A lo largo del tiempo, estos grupos han sido protagonistas de logros importantes, desde la construcción de parques, ludotecas o jardines, hasta la defensa de la vivienda social y la promoción de actividades culturales y recreativas. En muchas ciudades, estas asociaciones siguen cumpliendo esa función esencial: mantener una red sólida de relaciones entre vecinos y ser el puente entre la comunidad y las autoridades.
La transformación en las prioridades de algunas organizaciones ha surgido como consecuencia directa de un ciclo económico que se podía resumir en cuatro hitos: en primer lugar solo había intercambio de palabras y buenas intenciones entre administración y representantes vecinales; luego se pasó a la cesión de locales municipales para albergar a dichas asociaciones; en tercer lugar y gracias a la integración europea, hubo un riego de euros por el que se encomendaba a las AAVV la organización de actividades que en puridad correspondían a las concejalías a cambio de un estipendio del que resultaba un sobrante para la misma asociación (fiestas, cursos, talleres, etc.) y, por último, pasa la bonanza y ya no es tan fácil para los políticos dar dinero a las asociaciones y éstas, optan por adecuarse a la nueva austeridad o rebelarse con el único afán de más bien parecer un partido político de la oposición que un colectivo en defensa de los intereses de los vecinos de una determinada zona.
Quizá sea bueno conocer que para formar una asociación solo bastan tres personas, ya sean físicas o jurídicas, esto es, tres socios fundadores; y que para a inscripción de una federación, confederación o unión de asociaciones, se requiere un mínimo de tres asociaciones, esto es que con solamente tres personas se puede crear una federación de asociaciones, cuyo nombre deslumbra, pues suena a multitud, cuan bien podrían contarse sus integrantes con los dedos de una mano y, aun así, sobrarían dos.
En resumidas cuentas, hay un desafío hoy en día para muchas asociaciones de vecinos que es reencontrarse con sus raíces, replanteando sus prioridades y centrarse en los problemas concretos que afectan a los barrios y a las personas que los habitan. La participación ciudadana activa y la colaboración entre vecinos son las claves para revitalizar el tejido social y devolver a las asociaciones su verdadero papel como agentes de cambio.

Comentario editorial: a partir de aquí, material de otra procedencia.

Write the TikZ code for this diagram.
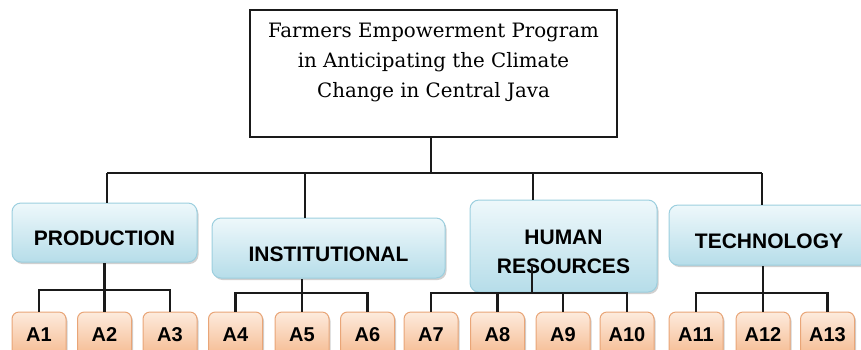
\documentclass[tikz,border=0pt]{standalone}
\usepackage{fontspec}
\setsansfont{Liberation Sans}
\newfontfamily\topfont{DejaVu Serif}
\usetikzlibrary{shadows,calc}
\definecolor{cattop}{HTML}{EEF8FB}
\definecolor{catbot}{HTML}{B6DDE9}
\definecolor{catdraw}{HTML}{9CCFDF}
\definecolor{leaftop}{HTML}{FDEBDD}
\definecolor{leafbot}{HTML}{F5B98E}
\definecolor{leafdraw}{HTML}{E9A577}
\definecolor{linec}{HTML}{1A1A1A}
\tikzset{
  topbox/.style={draw=linec, line width=1.2pt, fill=white, minimum width=367pt, minimum height=127pt, inner sep=0pt},
  toptext/.style={align=center, font=\topfont\fontsize{19.8}{30}\selectfont, inner sep=0pt},
  catbox/.style={draw=catdraw, line width=1pt, rounded corners=9pt, top color=cattop, bottom color=catbot,
     drop shadow={shadow xshift=1.5pt, shadow yshift=-2pt, opacity=0.3, fill=black!60},
     font=\sffamily\bfseries\fontsize{21}{29}\selectfont, align=center, inner sep=0pt},
  leafbox/.style={draw=leafdraw, line width=1pt, rounded corners=7pt, top color=leaftop, bottom color=leafbot,
     drop shadow={shadow xshift=1.5pt, shadow yshift=-2pt, opacity=0.3, fill=black!60},
     minimum width=54pt, minimum height=46pt, inner sep=0pt, font=\sffamily\bfseries\fontsize{20}{24}\selectfont},
  conn/.style={draw=linec, line width=2.5pt},
}
\newcommand{\onel}[1]{\smash{\raisebox{-13pt}{#1}}}
\begin{document}
\begin{tikzpicture}[x=1pt,y=-1pt]
\useasboundingbox (0,0) rectangle (861,349);
\clip (0,0) rectangle (861,349);
\fill[white] (0,0) rectangle (861,349);
% top box
\node[topbox] (top) at (433.5,73.5) {};
\node[toptext] (toptxt) at (433.5,62) {Farmers Empowerment Program\\in Anticipating the Climate\\Change in Central Java};
% categories
\node[catbox, minimum width=185pt, minimum height=59pt] (prod) at (104.5,232.5) {\onel{PRODUCTION}};
\node[catbox, minimum width=233pt, minimum height=60pt] (inst) at (328.5,248) {\onel{INSTITUTIONAL}};
\node[catbox, minimum width=187pt, minimum height=92pt] (hr) at (563.5,246) {\smash{\raisebox{-27pt}{\parbox[b]{180pt}{\centering HUMAN\\RESOURCES}}}};
\node[catbox, minimum width=200pt, minimum height=60pt] (tech) at (769,235) {\onel{TECHNOLOGY}};
% main bus
\coordinate (bus) at (431,173);
\coordinate (j1) at (107,173);
\coordinate (j2) at (305,173);
\coordinate (j3) at (533,173);
\coordinate (j4) at (762,173);
\draw[conn] (top.south -| bus) -- (bus);
\draw[conn] (j1) -- (j4);
\draw[conn] (j1) -- (j1 |- prod.north);
\draw[conn] (j2) -- (j2 |- inst.north);
\draw[conn] (j3) -- (j3 |- hr.north);
\draw[conn] (j4) -- (j4 |- tech.north);
% leaves
\foreach \n/\x in {1/39,2/104.5,3/170,4/235.5,5/302,6/367.5,7/431,8/497.5,9/563,10/627,11/696,12/763,13/827.5}{
  \node[leafbox] (a\n) at (\x,335) {A\n};
}
% production subtree
\draw[conn] (a1.north) |- (a3.north |- 0,290) -- (a3.north);
\draw[conn] (a2.north) -- (a2.north |- prod.south);
% institutional subtree
\draw[conn] (a4.north) |- (a6.north |- 0,293) -- (a6.north);
\draw[conn] (a5.north) -- (a5.north |- inst.south);
% human resources subtree
\coordinate (hrj) at (532,293);
\draw[conn] (a7.north) |- (a10.north |- hrj) -- (a10.north);
\draw[conn] (a8.north) -- (a8.north |- hrj);
\draw[conn] (a9.north) -- (a9.north |- hrj);
\draw[conn] (hrj) -- ++(0,-28);
% technology subtree
\draw[conn] (a11.north) |- (a13.north |- 0,293) -- (a13.north);
\draw[conn] (a12.north) -- (a12.north |- tech.south);
\end{tikzpicture}
\end{document}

Para ello, es fundamental que las asociaciones trabajen de manera más transparente y que involucren a todos los residentes en la toma de decisiones. Además, las subvenciones deben ser vistas como un medio para mejorar el barrio, no como un fin en sí mismas. Es necesario que las asociaciones se pregunten: ¿estamos utilizando estos fondos de la manera más efectiva para beneficiar a la comunidad?
La fuerza de una asociación de vecinos no reside en los fondos que pueda gestionar, sino en su capacidad para actuar como una red cohesionada de personas comprometidas con el bienestar de su barrio y no solo actuando contra quien gobierna porque sí. Tener la humildad de reconocer que a lo mejor algo nuevo pueden aprender unos de otros y los otros de los unos hace que corregir los vicios que han ido a más desde el origen de la relación entre administración y asociaciones pueda desmentir el refrán de que “perro viejo no aprende trucos nuevos”. Cambiando, en definitiva, ese modus vivendi interesado por un mutatis mutandi, y cambiando de una vez todo aquello que se deba cambiar para la mejor vida vecinal y ciudadana.